It’s hard to imagine that what started as a humble collection of 12 lipsticks could translate into a private Polynesian island, but that’s what happened for François Nars. Famous for being the makeup man who helped give Madonna her signature ultra glam look, Nars, who was born in the south of France, moved to New York in the mid 1980s to pursue his high-fashion dreams.
Before long, he was working with major photographers like Irving Penn, Richard Avedon, Patrick Demarchelier and Steven Meisel for major magazines, painting the faces of every supermodel of the era. His marketing vision took off in 1994 with a small collection of lipsticks sold at Barney’s.
In 1996, Nars demonstrated his photography talent by shooting the brand’s first ad campaign. Four years later, Shiseido bought the Nars brand and today Nars is at the creative helm of a company that puts out 400 different products – many with outrageous names like Orgasm, Striptease, Deep Throat and Sex Machine (clues that Nars is as playful as he is artistic).
Author of the how-to manual Makeup Your Mind, Nars also has a well-received photography book, X-Ray, under his belt. (He’s currently working on a second, inspired by his beloved Tahiti, where he bought a private island shortly after signing the deal with Shiseido.)
I recently caught up with Nars at his new flagship boutique – his first – on Bleecker Street in New York. He had just finished working with Marc Jacobs on his fall show – the first runway collaboration for the makeup maestro in many years. We talked about drive, passion, transcending trends and the pleasure of playing with makeup.
JEANNE BEKER: There’s so much that you’re involved in. Why did you choose makeup specifically as an expression of your artistry?
FRANÇOIS NARS: It became a passion very naturally, probably from looking at my mother’s old fashion magazines back when I was about nine years old. She use to read and buy French Vogue back in the seventies when it was one of the most fabulous magazines at the time … I really became fascinated with the way models looked at the time. I loved the sense of colour, the transformation … I was really fascinated by the whole fashion world. It seemed to me like some kind of paradise that I wanted to get into. So I picked makeup. I could have picked photography but I went for makeup because I really felt like I could be good at it.
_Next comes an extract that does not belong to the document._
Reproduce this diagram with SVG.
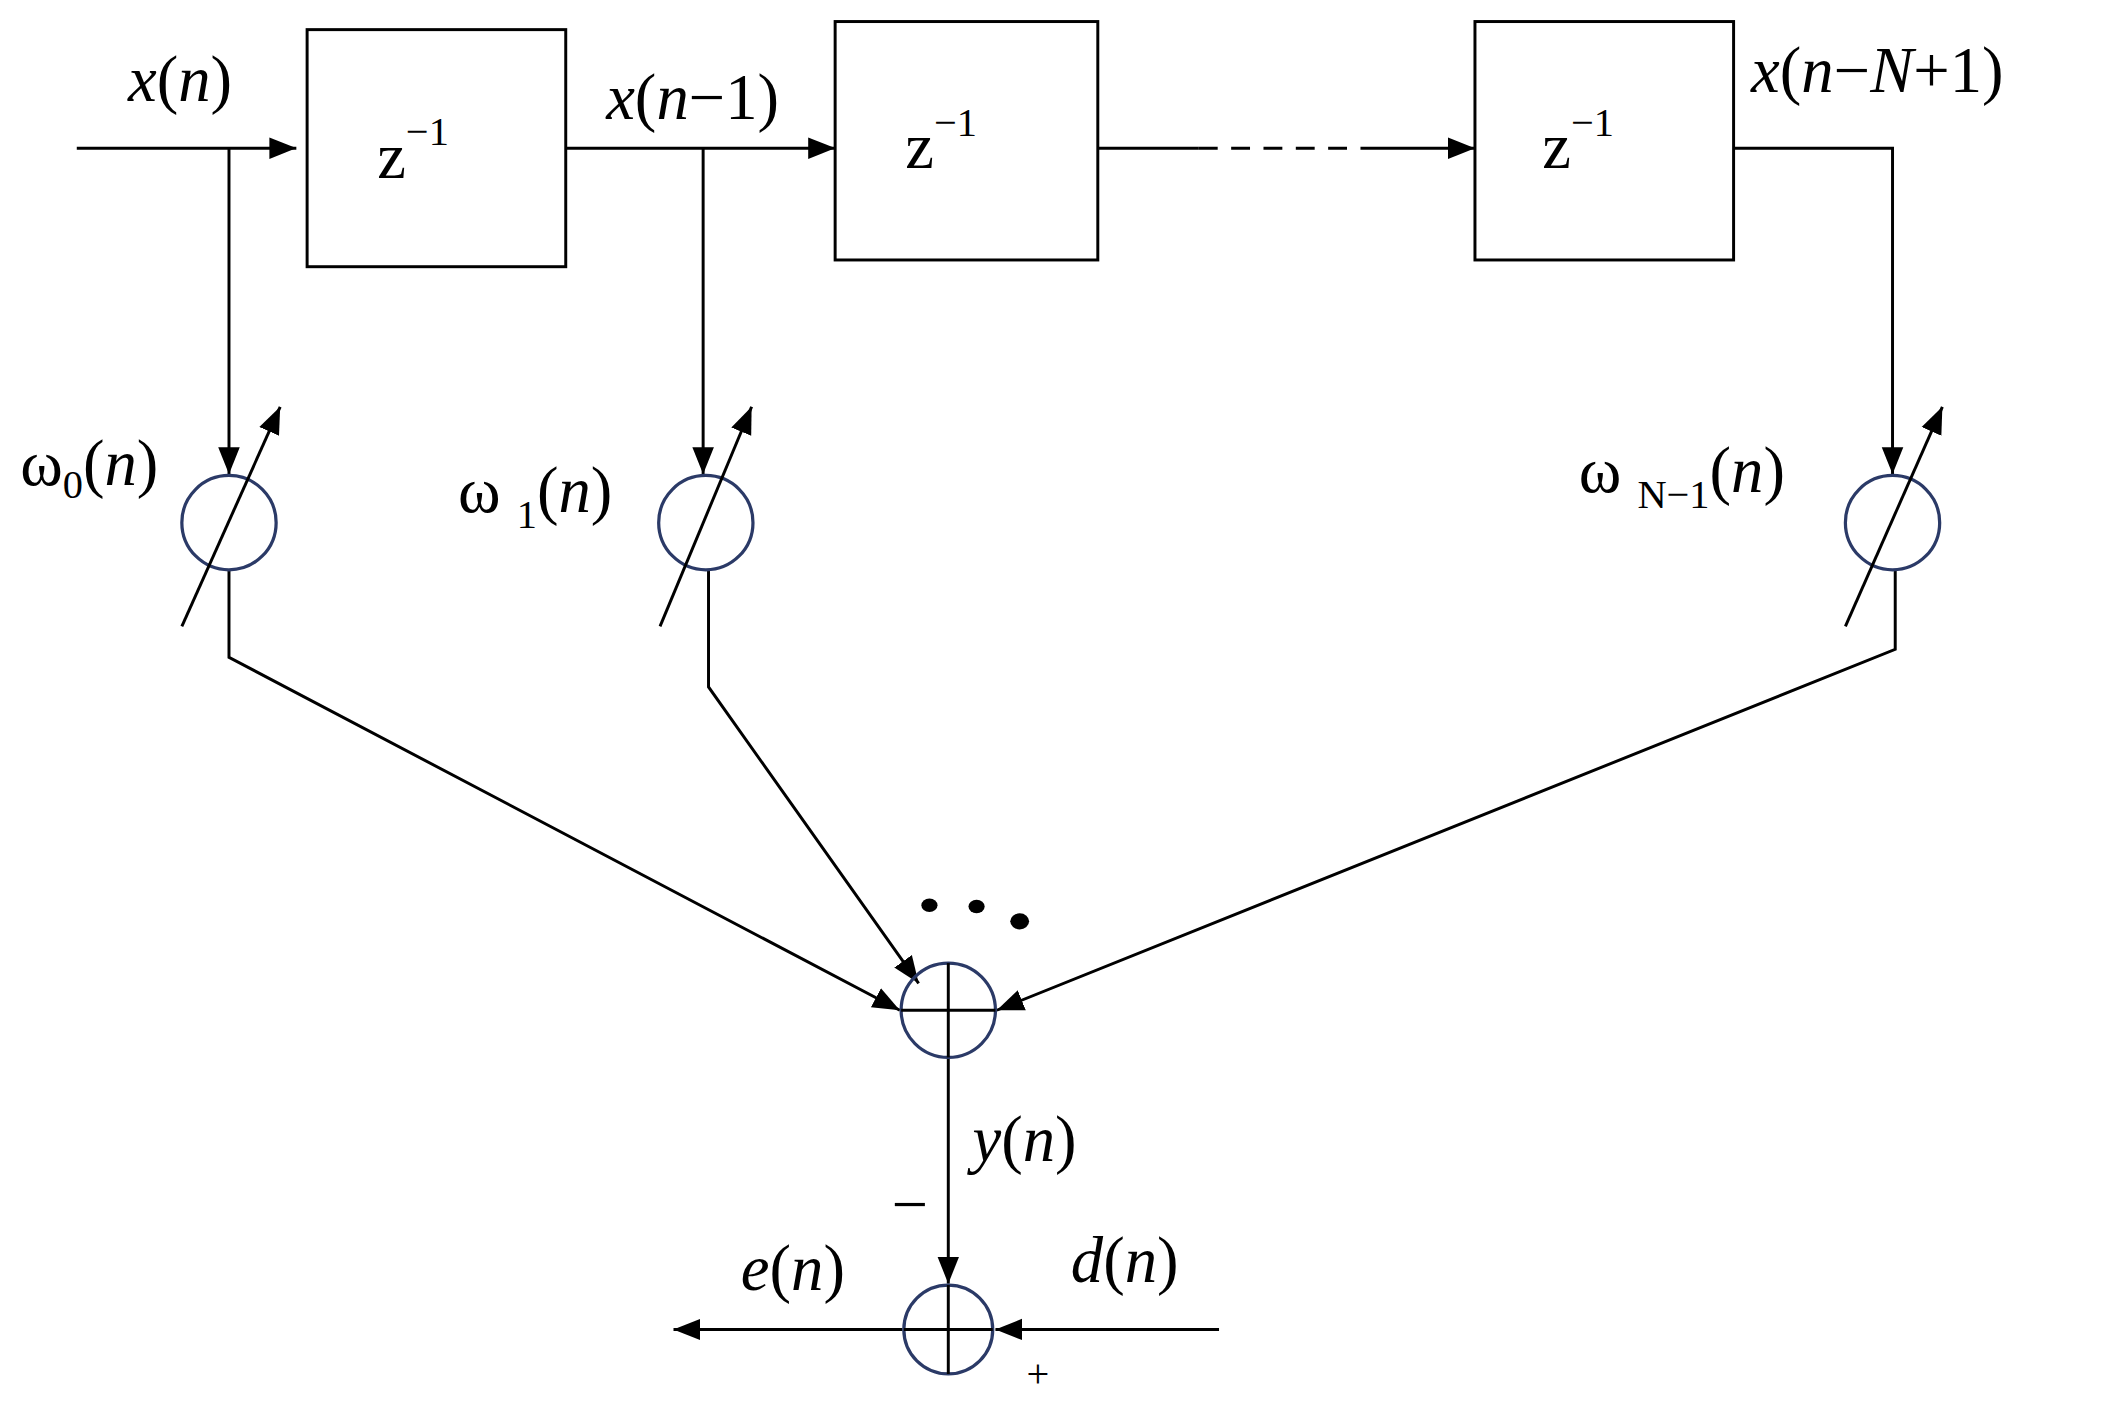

JB: You seem to have always understood how to market yourself. Are you naturally business-minded?
FN: I always had a vision about beauty in general, so probably that’s what really drove me into that direction of creating a makeup brand. Was I a businessman to start with? I’m not sure. I mean, that comes slowly, when you start having the products out. But at the same time, I was very determined. I knew that I had to make it work. I had no choice.
JB: We’re seeing a return to the seventies in terms of fashion trends this season. What about makeup?
FN: I’m always scared of trends. The runways are always so trend-oriented, but I always feel for the women. The real women that buy cosmetics want to see the trends but they don’t necessarily go for them. And I always encourage women to find what looks best on them. Keep an eye on the runways, keep an eye of course on the magazines and all that, but at the same time don’t follow any trends because they are simply trends and they’re not necessarily good for you. Women have to find their own personality, their own style and what suits them the best.
JB: Do you encourage women to experiment with different looks?
FN: I always say makeup is fun. Maybe even more fun than a haircut, because when your hair is cut, you have to deal with it for a few months. Makeup always pushes you to experiment, to play with it, try different colours. If you don’t like it, you take it off in five minutes … two seconds, actually, with a good makeup remover! That’s why makeup is so great. Some looks work and some won’t. But you can just play with it … the same way that you used to play with your mother’s makeup. It’s a fun accessory. Women shouldn’t be so afraid of it. I mean, it’s only powder and pigment. You can take it off if it doesn’t work. Women have an inner sense when they look at themselves in the mirror. They know if it works or doesn’t work. You know: I look good or I don’t look good. Makeup to me is as simple as that.
JB: What is ultimately beautiful to you when it comes to a face?
FN: Inner beauty. It’s always hard to work with somebody that I don’t feel [even a]slight connection to. I think the inside counts a lot. It translates on the face no matter what. That’s what really connects me. Those are the people that I think are beautiful – the people that have great personalities and great character.